Seafood loves salt. pairing seafood with different salts brings out the flavor and characteristics of salts and the seafood item.
Every seafood item can be prepared three ways and each way results in entirely different taste and texture - heat, chemical (ceviche), raw
How do i store the fish once i receive it? Keep it chilled and dry! Replace our wrapping with your own best version. Wrap loosely allowing exposure to frigid air. Replace paper towels daily to wick away nature's escaping moisture. Yes, even if you only plan to store newly arrived fish for only one day.
Can I freeze the fish? Sure! Seal out air as best you can and enjoy weeks of storage. Keep in mind... fish oil is delicate and lacks the greasy fat properties that help other meats like beef to bounce back after freezing.
How long will fish last in the Freezer? Fish can last as long as two years in the freezer if stored properly. A ziplock bag is great for sealing out air sufficiently for your days [or weeks] of sashimi surplus.

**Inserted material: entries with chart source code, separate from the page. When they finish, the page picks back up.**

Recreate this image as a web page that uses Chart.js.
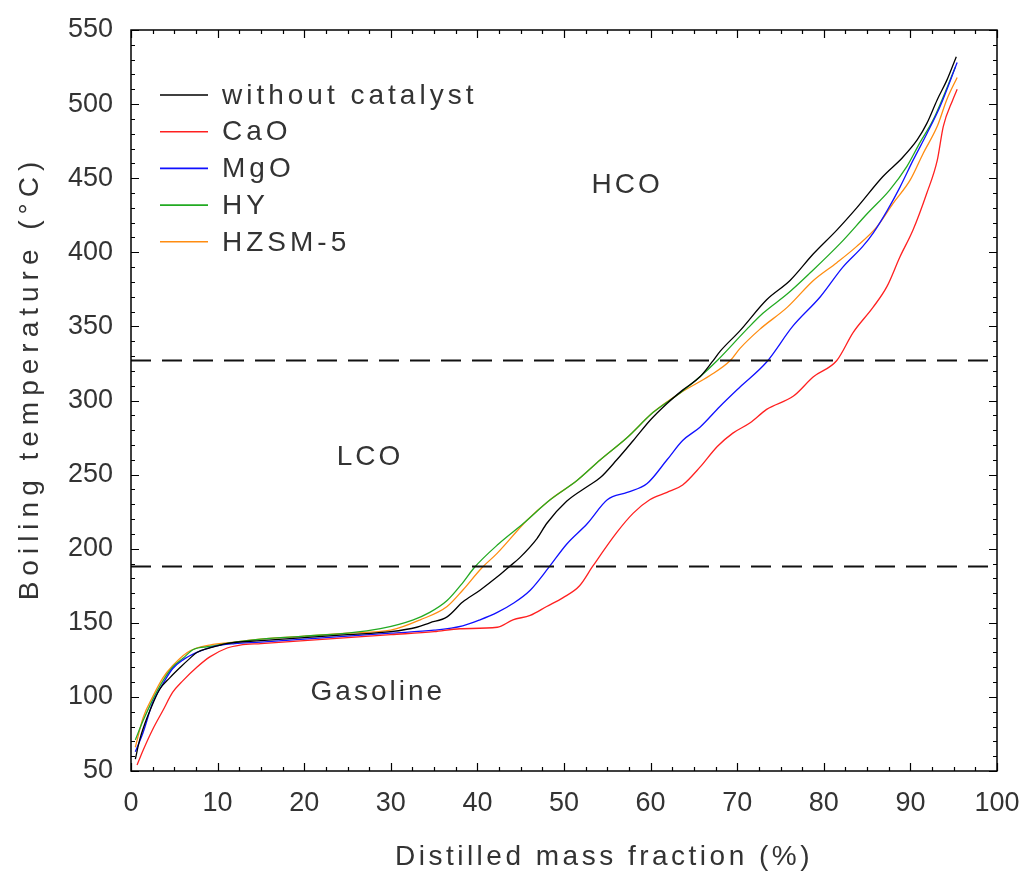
<!DOCTYPE html>
<html><head><meta charset="utf-8">
<script src="https://cdn.jsdelivr.net/npm/chart.js@4/dist/chart.umd.min.js"></script>
<style>html,body{margin:0;padding:0;background:#fff}</style>
</head><body>
<canvas id="c" width="1024" height="872"></canvas>
<script>
// ---- data ----
const seriesNames = ["without catalyst", "CaO", "MgO", "HY", "HZSM-5"];

const noCatX = [0.5,1.0,1.6,2.2,3.3,4.5,5.7,6.8,7.6,9.1,11,15,20,25,30,33,34.5,36.5,38.3,40.3,42.3,43.5,44.9,46.9,48,50.3,52.7,54.2,56.1,58,60,61.9,63.7,65.7,67.1,68,70.3,73.4,76.1,78.8,81.5,83.8,86.8,89.1,90.8,91.9,93.1,94.2,95.3];
const noCatY = [58,71,82,91,105,113,120,126,130,133,136,138,140,142,144,147,150,154,164,172,181,187,194,207,217,232,242,248,260,273,287,298,307,316,326,333,347,368,381,399,415,430,451,464,476,487,503,516,532];

const caoX = [0.7,1.4,2.5,3.7,4.8,6,7.6,9.1,11.1,12.6,15,20,25,30,35,38,42.3,44.1,46.1,48,49.9,51.8,53.3,56.1,58,59.9,61.9,63.7,65.7,67.7,69.5,71.5,73.4,76.5,78.8,81.5,83.4,85.7,87.3,88.8,90.3,91.9,93.1,93.8,94.9,95.4];
const caoY = [54,64,78,91,103,111,120,127,133,135,136,138,140,142,144,146,147,152,155,161,167,175,188,211,224,233,238,243,255,269,278,285,294,303,316,327,346,363,377,397,415,440,462,485,503,510];

const mgoX = [0.5,1.4,2.5,3.7,4.8,6,7.6,9.5,12,15,20,25,30,35,38.3,40.3,42.3,44.1,46.1,48.2,50.3,52.7,55,57.3,59.6,61.9,63.7,65.7,68,70.3,73.4,76.4,79.6,82.2,84.5,85.7,87.3,88.8,90.3,91.9,93.4,95.4];
const mgoY = [63,76,96,109,119,125,130,134,136,137,139,141,143,145,148,152,157,163,172,187,203,217,233,238,244,260,273,282,296,309,326,350,370,390,404,413,428,444,462,480,498,528];

const hyX = [0.5,1.4,2.5,3.7,4.8,6,7.2,9.1,12,15,20,25,28.8,32.6,34.5,36.5,38.3,39.6,42.4,45.3,48.4,51.5,54.2,57.3,60.3,63.4,65.7,67.7,71.1,73,75.8,78.4,81.9,85,87.6,89.6,91.1,92.6,95.2];
const hyY = [71,84,98,111,120,126,132,134,137,139,141,143,146,152,157,165,177,187,203,217,233,246,260,275,292,305,316,327,348,359,372,386,406,426,442,458,474,489,525];

const hzsmX = [0.5,1.4,2.5,3.7,4.8,6.5,7.6,9.1,12,15,20,25,30,33.4,36.5,38.3,40.5,42.3,45.7,48.4,51.5,54.2,57.3,60.3,63.4,66.9,69.2,70.3,72.6,75.8,78.8,81.5,83.8,86.1,88,90,91.5,93.1,94.2,95.4];
const hzsmY = [66,86,100,113,121,130,133,135,137,139,141,143,145,152,161,172,187,197,219,233,246,260,275,292,305,317,327,335,348,363,381,393,404,417,433,449,467,485,503,518];

const cutTemps = [188, 327];          // dashed boundary lines
const cutRange = [0, 100];
const regionNames = ["HCO", "LCO", "Gasoline"];
const regionX = [57.3, 27.6, 28.5];
const regionY = [445, 262, 103];
const xTickValues = [0,10,20,30,40,50,60,70,80,90,100];
const yTickValues = [50,100,150,200,250,300,350,400,450,500,550];

// ---- styles ----
const colors = ["#000000", "#ff2020", "#1010ff", "#22aa22", "#ff8c10"];
const FONT = "'Liberation Sans', Arial, sans-serif";

function pts(xs, ys){ return xs.map((x,i)=>({x:x, y:ys[i]})); }
const seriesX = [noCatX, caoX, mgoX, hyX, hzsmX];
const seriesY = [noCatY, caoY, mgoY, hyY, hzsmY];

const datasets = seriesNames.map((n,i)=>({
  label:n, data:pts(seriesX[i], seriesY[i]), borderColor:colors[i], backgroundColor:colors[i],
  borderWidth:1.3, pointRadius:0, cubicInterpolationMode:'monotone', fill:false, order:2
}));
cutTemps.forEach((t)=>{
  datasets.push({label:'cut'+t, data:cutRange.map(x=>({x:x,y:t})), borderColor:'#111', borderWidth:1.8,
    borderDash:[20,11], pointRadius:0, fill:false, order:1});
});

const decor = {
  id:'decor',
  afterDraw(chart){
    const ctx = chart.ctx, a = chart.chartArea, xs = chart.scales.x, ys = chart.scales.y;
    ctx.save();
    ctx.strokeStyle = '#000'; ctx.lineWidth = 1.5;
    ctx.strokeRect(a.left, a.top, a.right-a.left, a.bottom-a.top);
    ctx.lineWidth = 1.2;
    ctx.beginPath();
    for (let v=0; v<=100.001; v+=2.5){
      const p = Math.round(xs.getPixelForValue(v))+0.5;
      const L = (Math.abs(v%10)<0.01) ? 8 : 4;
      ctx.moveTo(p, a.bottom); ctx.lineTo(p, a.bottom-L);
      ctx.moveTo(p, a.top); ctx.lineTo(p, a.top+L);
    }
    for (let v=50; v<=550.001; v+=10){
      const p = Math.round(ys.getPixelForValue(v))+0.5;
      const L = (v%50===0) ? 8 : 4;
      ctx.moveTo(a.left, p); ctx.lineTo(a.left+L, p);
      ctx.moveTo(a.right, p); ctx.lineTo(a.right-L, p);
    }
    ctx.stroke();
    ctx.fillStyle = '#333';
    ctx.font = '28px ' + FONT;
    ctx.letterSpacing = '3px';
    ctx.textAlign = 'center'; ctx.textBaseline = 'middle';
    regionNames.forEach((n,i)=>{
      ctx.fillText(n, xs.getPixelForValue(regionX[i]), ys.getPixelForValue(regionY[i]));
    });
    ctx.textAlign = 'left';
    ctx.letterSpacing = '4px';
    seriesNames.forEach((n,i)=>{
      const y = 95 + i*36.7;
      ctx.strokeStyle = colors[i]; ctx.lineWidth = 1.6;
      ctx.beginPath(); ctx.moveTo(160, y); ctx.lineTo(208, y); ctx.stroke();
      ctx.fillStyle = '#333';
      ctx.fillText(n, 222, y+1);
    });
    ctx.fillStyle = '#333';
    ctx.font = '28px ' + FONT;
    ctx.letterSpacing = '3.5px';
    ctx.textAlign = 'center'; ctx.textBaseline = 'middle';
    ctx.fillText('Distilled mass fraction (%)', 604, 857);
    ctx.translate(30, 378);
    ctx.rotate(-Math.PI/2);
    ctx.letterSpacing = '6px';
    ctx.fillText('Boiling temperature (°C)', 0, 0);
    ctx.restore();
  }
};

new Chart(document.getElementById('c'), {
  type:'line',
  data:{datasets:datasets},
  options:{
    responsive:false, devicePixelRatio:1, animation:false,
    layout:{padding:{top:30, right:27, left:0, bottom:0}},
    plugins:{legend:{display:false}, tooltip:{enabled:false}},
    scales:{
      x:{type:'linear', min:0, max:100,
        afterBuildTicks(s){ s.ticks = xTickValues.map(v=>({value:v})); },
        afterFit(s){ s.height = 101; s.paddingLeft = 0; s.paddingRight = 0; },
        grid:{display:false, drawTicks:false}, border:{display:false},
        ticks:{font:{size:27, family:FONT}, color:'#333', padding:16, maxRotation:0, autoSkip:false}
      },
      y:{type:'linear', min:50, max:550,
        afterBuildTicks(s){ s.ticks = yTickValues.map(v=>({value:v})); },
        afterFit(s){ s.width = 131; s.paddingTop = 0; s.paddingBottom = 0; },
        grid:{display:false, drawTicks:false}, border:{display:false},
        ticks:{font:{size:27, family:FONT}, color:'#333', padding:18, autoSkip:false}
      }
    }
  },
  plugins:[decor]
});
</script>
</body></html>
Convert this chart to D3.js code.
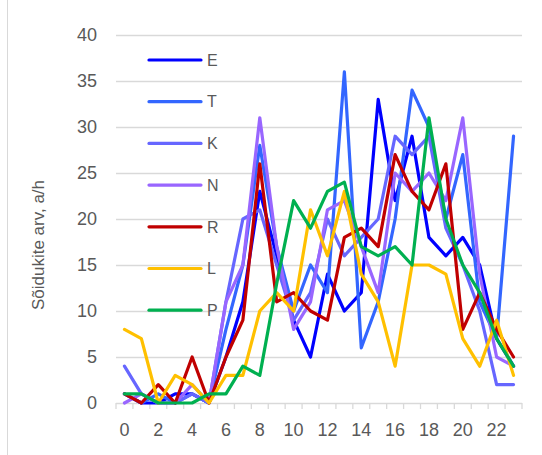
<!DOCTYPE html>
<html><head><meta charset="utf-8">
<script src="https://cdn.jsdelivr.net/npm/d3@7"></script>
<style>body{margin:0;background:#fff}svg{display:block}</style>
</head><body>
<svg id="c" width="542" height="455"></svg>
<script>
const hours = d3.range(0, 24);
const xTickLabels = [0,2,4,6,8,10,12,14,16,18,20,22];
const yTicks = [0,5,10,15,20,25,30,35,40];
const seriesNames = ["E","T","K","N","R","L","P"];
const seriesColors = ["#0000FF","#3366FF","#6666FF","#9966FF","#C00000","#FFC000","#00B050"];
const E = [1,0,0,1,1,0,5,11,23,16,9,5,14,10,12,33,22,29,18,16,18,15,7,4];
const T = [1,0,1,0,1,0,8,15,28,17,10,15,12,36,6,11,20,34,30,20,27,11,7,29];
const K = [4,1,0,0,1,0,11,20,21,15,9,12,20,16,18,20,29,27,29,19,15,10,2,2];
const N = [0,1,0,0,2,0,11,15,31,17,8,11,21,22,17,12,25,23,25,22,31,14,5,4];
const R = [1,0,2,0,5,0,5,9,26,11,12,10,9,18,19,17,27,23,21,26,8,12,8,5];
const L = [8,7,0,3,2,0,3,3,10,12,10,21,16,23,14,11,4,15,15,14,7,4,9,3];
const P = [1,1,0,0,0,1,1,4,3,13,22,19,23,24,17,16,17,15,31,20,15,12,7,4];
const seriesValues = [E,T,K,N,R,L,P];
const yTitle = "Sõidukite arv, a/h";

const svg = d3.select("#c");
const font = "'Liberation Sans', Arial, sans-serif";
const pLeft = 116, pRight = 522, pTop = 35, pBottom = 403;
const x = d3.scaleLinear().domain([-0.5, 23.5]).range([pLeft, pRight]);
const y = d3.scaleLinear().domain([0, 40]).range([pBottom, pTop]);

// chart border (left edge visible)
svg.append("line").attr("x1",7.5).attr("x2",7.5).attr("y1",0).attr("y2",455)
  .attr("stroke","#d9d9d9").attr("stroke-width",1);

// gridlines
svg.append("g").selectAll("line").data(yTicks.filter(d=>d>0)).join("line")
  .attr("x1",pLeft).attr("x2",pRight)
  .attr("y1",d=>Math.round(y(d))+0.5).attr("y2",d=>Math.round(y(d))+0.5)
  .attr("stroke","#d9d9d9").attr("stroke-width",1.3);

// y labels
svg.append("g").selectAll("text").data(yTicks).join("text")
  .attr("x",97).attr("y",d=>y(d)).attr("dy","0.36em")
  .attr("text-anchor","end").attr("font-family",font).attr("font-size",18)
  .attr("fill","#595959").text(d=>d);

// x axis baseline and ticks between categories
svg.append("line").attr("x1",pLeft).attr("x2",pRight)
  .attr("y1",pBottom+0.5).attr("y2",pBottom+0.5).attr("stroke","#d9d9d9").attr("stroke-width",1.3);
svg.append("g").selectAll("line").data(d3.range(0,25)).join("line")
  .attr("x1",d=>x(d-0.5)).attr("x2",d=>x(d-0.5))
  .attr("y1",pBottom).attr("y2",pBottom+6).attr("stroke","#d9d9d9").attr("stroke-width",1.3);

// x labels
svg.append("g").selectAll("text").data(xTickLabels).join("text")
  .attr("x",d=>x(d)).attr("y",430).attr("dy","0.36em")
  .attr("text-anchor","middle").attr("font-family",font).attr("font-size",18)
  .attr("fill","#595959").text(d=>d);

// y title
svg.append("text").attr("transform","translate(38,245) rotate(-90)")
  .attr("text-anchor","middle").attr("dy","0.36em").attr("font-family",font).attr("font-size",17)
  .attr("fill","#595959").text(yTitle);

// lines
const line = d3.line().x((d,i)=>x(hours[i])).y(d=>y(d));
svg.append("g").selectAll("path").data(seriesValues).join("path")
  .attr("d",d=>line(d)).attr("fill","none")
  .attr("stroke",(d,i)=>seriesColors[i]).attr("stroke-width",3.2)
  .attr("stroke-linejoin","round").attr("stroke-linecap","round");

// legend
const lg = svg.append("g").selectAll("g").data(seriesNames).join("g")
  .attr("transform",(d,i)=>`translate(0,${60 + i*41.7})`);
lg.append("line").attr("x1",149).attr("x2",201).attr("y1",0).attr("y2",0)
  .attr("stroke",(d,i)=>seriesColors[i]).attr("stroke-width",3.2).attr("stroke-linecap","round");
lg.append("text").attr("x",207).attr("y",0).attr("dy","0.36em")
  .attr("font-family",font).attr("font-size",16).attr("fill","#595959").text(d=>d);
</script>
</body></html>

Can prawns and scallops be refrozen? Yes, prawns and scallops can be refrozen multiple times without compromising texture or flavor. Shellfish in general is delicate and does require immediately freezing your unused portions.
How is your fish cut? We cut to match or exceed the weight specified. Our cuts are trimmed with skin removed and ready for you to portion. We make an exception for fish with delectable skin such as snapper and natural cut salmon. Our 'sashimi cut' fish is skinned and pin boned for your ready-to-slice convenience.